In all of these t.tests we have intervals that are negative, they do not contain zero, and they have small p-values. Therefore, we can accept the alternative hypothesis that the difference in means is not equal to 0.

Let’s look at the dosage levels in reverse order, comparing from larger dose to smaller dose.

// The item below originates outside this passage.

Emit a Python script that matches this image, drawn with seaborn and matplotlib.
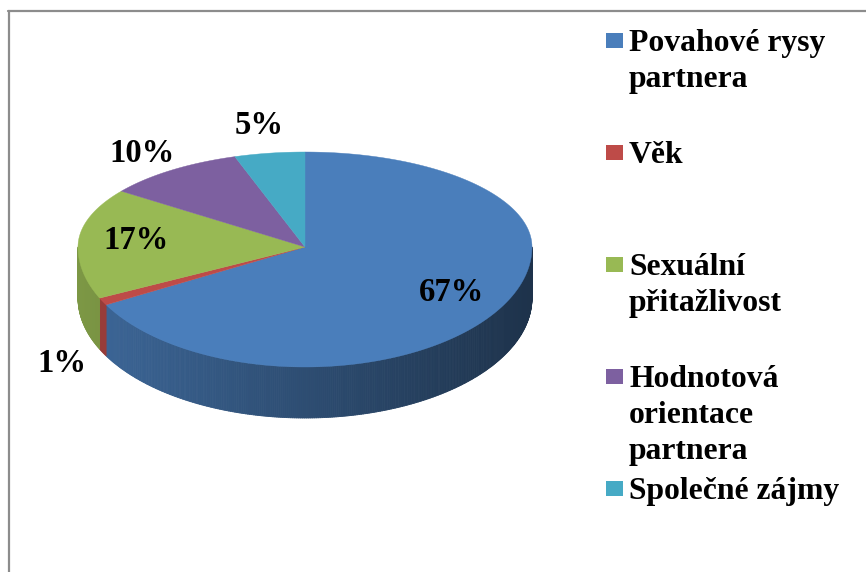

dose_1to05 <- t.test(dose_1, dose_05, paired=FALSE, var.equal=FALSE)
dose_2to05 <- t.test(dose_2, dose_05, paired=FALSE, var.equal=FALSE)
dose_2to1 <- t.test(dose_2, dose_1, paired=FALSE, var.equal=FALSE)

And the results:

## 
##  Welch Two Sample t-test
## 
## data:  dose_1 and dose_05
## t = 6.4766, df = 37.986, p-value = 1.268e-07
## alternative hypothesis: true difference in means is not equal to 0
## 95 percent confidence interval:
##   6.276219 11.983781
## sample estimates:
## mean of x mean of y 
##    19.735    10.605

## 
##  Welch Two Sample t-test
## 
## data:  dose_2 and dose_05
## t = 11.799, df = 36.883, p-value = 4.398e-14
## alternative hypothesis: true difference in means is not equal to 0
## 95 percent confidence interval:
##  12.83383 18.15617
## sample estimates:
## mean of x mean of y 
##    26.100    10.605

## 
##  Welch Two Sample t-test
## 
## data:  dose_2 and dose_1
## t = 4.9005, df = 37.101, p-value = 1.906e-05
## alternative hypothesis: true difference in means is not equal to 0
## 95 percent confidence interval:
##  3.733519 8.996481
## sample estimates:
## mean of x mean of y 
##    26.100    19.735

In all of these results, the p-value is very small, and the intervals do not contain zero. Therefore, we can reject the null in favor of the alternative that the difference in means is not equal to zero.

Conclusions and Assumptions

My conclusion is that we cannot say that there is difference between delivery methods (OJ vs VC) on teeth growth. However, we can say that there is a difference between dosage levels on teeth growth and that the higher the dose, the longer the teeth will grow. My assumptions for the t.test for dosage length I assumed unequal variances.